An enabling environment can also be promoted by connecting both the older and rural populations with modern technology, much like the services provided by those young people who now install and maintain mobile applications for market vendors in Lomé; or like the many teachers who are accessing teaching resources with the help of their smartphones. Here again, technology is helping to democratize teaching and the transmission of knowledge.

Finally, we develop the enabling environment by easing congestion in our cities and by occupying new spaces, especially in rural areas. This “re-ruralization” will allow for the mass dissemination of the tools of modern technology all across the continent. This is a major turning point in terms of structure, technology, and even civilization, and is the very cornerstone of progress. The profusion of wealth, values, and new jobs that will result is quite simply astounding.

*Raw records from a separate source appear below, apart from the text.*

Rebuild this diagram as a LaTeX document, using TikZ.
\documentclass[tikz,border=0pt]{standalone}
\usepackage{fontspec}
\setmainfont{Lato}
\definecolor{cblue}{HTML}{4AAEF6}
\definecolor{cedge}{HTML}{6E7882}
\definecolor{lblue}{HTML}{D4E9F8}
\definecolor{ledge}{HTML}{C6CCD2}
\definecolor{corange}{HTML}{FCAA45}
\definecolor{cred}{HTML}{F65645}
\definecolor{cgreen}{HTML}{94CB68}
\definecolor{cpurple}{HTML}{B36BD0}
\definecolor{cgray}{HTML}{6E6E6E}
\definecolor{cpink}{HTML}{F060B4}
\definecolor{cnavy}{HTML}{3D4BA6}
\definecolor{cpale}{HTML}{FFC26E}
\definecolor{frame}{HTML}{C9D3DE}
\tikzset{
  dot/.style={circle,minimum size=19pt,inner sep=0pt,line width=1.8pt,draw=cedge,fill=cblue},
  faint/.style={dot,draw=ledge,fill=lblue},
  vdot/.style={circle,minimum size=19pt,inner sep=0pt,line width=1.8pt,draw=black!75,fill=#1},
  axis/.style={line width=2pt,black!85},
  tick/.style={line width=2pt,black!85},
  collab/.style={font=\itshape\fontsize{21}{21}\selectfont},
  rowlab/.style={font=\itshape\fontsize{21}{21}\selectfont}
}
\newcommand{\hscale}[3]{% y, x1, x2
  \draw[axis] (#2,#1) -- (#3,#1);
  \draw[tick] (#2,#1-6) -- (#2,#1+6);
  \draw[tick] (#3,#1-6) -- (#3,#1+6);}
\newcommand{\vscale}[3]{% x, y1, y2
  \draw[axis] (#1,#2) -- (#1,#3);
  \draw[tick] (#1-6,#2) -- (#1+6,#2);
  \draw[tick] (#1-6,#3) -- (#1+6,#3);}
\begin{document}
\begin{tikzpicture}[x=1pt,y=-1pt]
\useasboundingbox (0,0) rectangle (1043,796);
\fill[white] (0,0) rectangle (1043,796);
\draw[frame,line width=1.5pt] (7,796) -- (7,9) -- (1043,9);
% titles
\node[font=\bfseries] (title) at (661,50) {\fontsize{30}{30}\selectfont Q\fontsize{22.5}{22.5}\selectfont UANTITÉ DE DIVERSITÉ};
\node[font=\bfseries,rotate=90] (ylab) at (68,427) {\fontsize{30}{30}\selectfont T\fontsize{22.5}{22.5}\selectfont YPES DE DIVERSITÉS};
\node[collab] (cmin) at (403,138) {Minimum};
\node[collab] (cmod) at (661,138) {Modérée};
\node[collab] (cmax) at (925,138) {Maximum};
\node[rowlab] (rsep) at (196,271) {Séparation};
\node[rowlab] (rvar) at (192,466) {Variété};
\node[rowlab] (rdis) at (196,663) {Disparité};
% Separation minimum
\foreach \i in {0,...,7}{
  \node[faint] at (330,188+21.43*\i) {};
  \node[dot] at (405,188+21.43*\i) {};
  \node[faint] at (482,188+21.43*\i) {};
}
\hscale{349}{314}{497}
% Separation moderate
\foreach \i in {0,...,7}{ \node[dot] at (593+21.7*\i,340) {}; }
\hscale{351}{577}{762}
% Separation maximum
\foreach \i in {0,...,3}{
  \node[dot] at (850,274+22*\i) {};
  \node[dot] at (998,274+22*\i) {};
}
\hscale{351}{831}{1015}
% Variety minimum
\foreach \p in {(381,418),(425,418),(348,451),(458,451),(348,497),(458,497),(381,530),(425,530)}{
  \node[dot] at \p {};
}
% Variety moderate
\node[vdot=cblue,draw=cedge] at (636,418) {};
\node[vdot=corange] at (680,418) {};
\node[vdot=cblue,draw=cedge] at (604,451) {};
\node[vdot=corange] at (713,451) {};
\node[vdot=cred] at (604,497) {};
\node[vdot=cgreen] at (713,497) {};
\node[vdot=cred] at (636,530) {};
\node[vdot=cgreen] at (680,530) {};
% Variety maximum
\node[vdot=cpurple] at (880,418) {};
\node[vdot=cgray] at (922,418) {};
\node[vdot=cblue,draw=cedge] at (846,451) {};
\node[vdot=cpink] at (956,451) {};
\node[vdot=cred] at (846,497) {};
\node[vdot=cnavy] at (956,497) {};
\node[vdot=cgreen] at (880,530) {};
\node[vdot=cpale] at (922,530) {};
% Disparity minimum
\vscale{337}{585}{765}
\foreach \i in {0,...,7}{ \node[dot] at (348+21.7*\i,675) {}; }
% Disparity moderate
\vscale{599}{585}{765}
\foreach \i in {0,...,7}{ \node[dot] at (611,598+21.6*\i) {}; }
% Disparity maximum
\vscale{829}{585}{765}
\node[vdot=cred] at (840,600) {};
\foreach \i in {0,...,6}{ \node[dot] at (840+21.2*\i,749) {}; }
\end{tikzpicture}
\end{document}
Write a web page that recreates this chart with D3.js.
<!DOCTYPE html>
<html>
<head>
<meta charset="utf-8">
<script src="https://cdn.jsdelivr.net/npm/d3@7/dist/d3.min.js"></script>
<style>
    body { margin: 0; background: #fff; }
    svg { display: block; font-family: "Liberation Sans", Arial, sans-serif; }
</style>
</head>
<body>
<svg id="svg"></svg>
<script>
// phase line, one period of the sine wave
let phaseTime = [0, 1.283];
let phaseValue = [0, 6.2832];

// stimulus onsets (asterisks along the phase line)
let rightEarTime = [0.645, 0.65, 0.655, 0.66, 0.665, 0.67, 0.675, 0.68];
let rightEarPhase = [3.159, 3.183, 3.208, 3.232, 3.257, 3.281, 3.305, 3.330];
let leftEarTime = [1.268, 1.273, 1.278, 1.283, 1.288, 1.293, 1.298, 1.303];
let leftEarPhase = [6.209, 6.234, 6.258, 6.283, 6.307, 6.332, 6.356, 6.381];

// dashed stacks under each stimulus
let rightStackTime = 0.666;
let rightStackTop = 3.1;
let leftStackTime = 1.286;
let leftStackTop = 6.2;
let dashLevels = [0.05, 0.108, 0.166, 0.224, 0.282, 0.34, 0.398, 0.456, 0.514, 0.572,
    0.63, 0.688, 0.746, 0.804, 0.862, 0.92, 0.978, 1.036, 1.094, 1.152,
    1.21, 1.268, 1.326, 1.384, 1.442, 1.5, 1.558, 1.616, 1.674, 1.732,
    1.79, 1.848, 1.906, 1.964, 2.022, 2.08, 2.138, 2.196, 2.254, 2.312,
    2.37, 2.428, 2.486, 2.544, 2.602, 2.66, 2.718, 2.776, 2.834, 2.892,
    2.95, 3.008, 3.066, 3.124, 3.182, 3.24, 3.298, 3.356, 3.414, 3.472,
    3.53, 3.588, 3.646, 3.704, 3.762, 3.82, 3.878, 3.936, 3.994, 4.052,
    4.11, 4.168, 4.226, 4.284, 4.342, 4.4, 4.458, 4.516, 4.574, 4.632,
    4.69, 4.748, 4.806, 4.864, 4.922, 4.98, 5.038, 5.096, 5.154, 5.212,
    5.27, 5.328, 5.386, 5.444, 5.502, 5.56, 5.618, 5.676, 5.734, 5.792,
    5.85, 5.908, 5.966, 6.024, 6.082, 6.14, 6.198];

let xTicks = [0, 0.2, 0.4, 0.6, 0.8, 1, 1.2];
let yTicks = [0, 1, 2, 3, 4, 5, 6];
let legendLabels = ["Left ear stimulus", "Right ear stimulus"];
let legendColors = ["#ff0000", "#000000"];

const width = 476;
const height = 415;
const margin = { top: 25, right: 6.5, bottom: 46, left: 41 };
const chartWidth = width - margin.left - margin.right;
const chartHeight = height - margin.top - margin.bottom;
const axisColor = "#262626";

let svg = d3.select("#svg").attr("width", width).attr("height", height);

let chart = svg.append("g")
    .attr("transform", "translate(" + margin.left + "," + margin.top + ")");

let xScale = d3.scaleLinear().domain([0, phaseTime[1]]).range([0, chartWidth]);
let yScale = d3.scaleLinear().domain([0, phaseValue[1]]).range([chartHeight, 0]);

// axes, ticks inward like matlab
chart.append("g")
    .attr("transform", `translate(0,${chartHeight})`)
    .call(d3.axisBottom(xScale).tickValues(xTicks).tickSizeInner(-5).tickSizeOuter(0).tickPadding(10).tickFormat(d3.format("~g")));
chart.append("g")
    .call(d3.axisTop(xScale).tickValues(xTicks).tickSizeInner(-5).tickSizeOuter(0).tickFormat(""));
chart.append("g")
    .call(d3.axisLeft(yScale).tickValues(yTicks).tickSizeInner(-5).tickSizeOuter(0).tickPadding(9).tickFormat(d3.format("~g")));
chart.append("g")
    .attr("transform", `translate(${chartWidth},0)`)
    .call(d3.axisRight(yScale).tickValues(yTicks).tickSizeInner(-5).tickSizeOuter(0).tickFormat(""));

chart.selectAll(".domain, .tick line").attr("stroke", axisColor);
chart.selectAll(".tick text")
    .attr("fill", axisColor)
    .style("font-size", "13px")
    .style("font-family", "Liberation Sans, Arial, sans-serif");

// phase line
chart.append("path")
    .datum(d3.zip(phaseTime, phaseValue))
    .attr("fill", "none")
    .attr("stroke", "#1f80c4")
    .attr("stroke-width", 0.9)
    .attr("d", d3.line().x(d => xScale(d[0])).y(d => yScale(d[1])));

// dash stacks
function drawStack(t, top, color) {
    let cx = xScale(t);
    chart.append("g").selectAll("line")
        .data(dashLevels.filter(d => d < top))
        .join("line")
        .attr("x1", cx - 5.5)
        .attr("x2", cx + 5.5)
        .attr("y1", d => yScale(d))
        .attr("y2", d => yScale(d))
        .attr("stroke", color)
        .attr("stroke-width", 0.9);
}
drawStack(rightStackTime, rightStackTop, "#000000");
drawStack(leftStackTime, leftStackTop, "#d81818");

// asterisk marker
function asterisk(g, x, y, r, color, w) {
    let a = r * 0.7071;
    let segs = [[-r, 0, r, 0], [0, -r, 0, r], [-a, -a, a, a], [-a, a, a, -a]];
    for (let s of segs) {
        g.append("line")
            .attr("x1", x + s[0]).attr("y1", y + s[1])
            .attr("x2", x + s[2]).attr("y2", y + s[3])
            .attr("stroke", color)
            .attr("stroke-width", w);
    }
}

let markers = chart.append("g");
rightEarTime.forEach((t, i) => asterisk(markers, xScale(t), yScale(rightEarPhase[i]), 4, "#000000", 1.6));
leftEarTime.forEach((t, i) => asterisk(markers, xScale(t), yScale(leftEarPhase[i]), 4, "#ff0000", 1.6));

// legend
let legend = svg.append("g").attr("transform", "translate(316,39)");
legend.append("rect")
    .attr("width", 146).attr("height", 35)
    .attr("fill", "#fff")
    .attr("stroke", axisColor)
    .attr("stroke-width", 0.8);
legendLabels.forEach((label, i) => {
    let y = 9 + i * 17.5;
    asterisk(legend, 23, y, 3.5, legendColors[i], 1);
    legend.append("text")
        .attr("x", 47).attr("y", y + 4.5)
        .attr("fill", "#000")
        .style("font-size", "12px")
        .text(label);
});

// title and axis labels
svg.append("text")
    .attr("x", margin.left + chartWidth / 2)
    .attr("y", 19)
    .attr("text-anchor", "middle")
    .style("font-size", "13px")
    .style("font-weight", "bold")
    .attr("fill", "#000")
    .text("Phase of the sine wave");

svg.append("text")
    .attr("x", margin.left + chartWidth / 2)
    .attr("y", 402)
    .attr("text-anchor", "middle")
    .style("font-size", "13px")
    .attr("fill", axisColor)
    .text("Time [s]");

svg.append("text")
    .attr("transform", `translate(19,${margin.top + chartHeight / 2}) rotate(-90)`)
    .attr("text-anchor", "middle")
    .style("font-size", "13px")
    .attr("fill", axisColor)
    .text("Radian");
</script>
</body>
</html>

This is a vast project and the challenges are enormous. But Africa’s youth are full of passion and energy and will tackle them head-on. Because over and above merely coping with tomorrow, we must invent, dream, and shape the future. Africa awaits: let us celebrate her young nation builders and their “dream revolution.”

Ayi Renaud Dossavi-Alipoeh, a Togolese national, is a winner of the World Bank Africa 2019 Blog4Dev regional competition.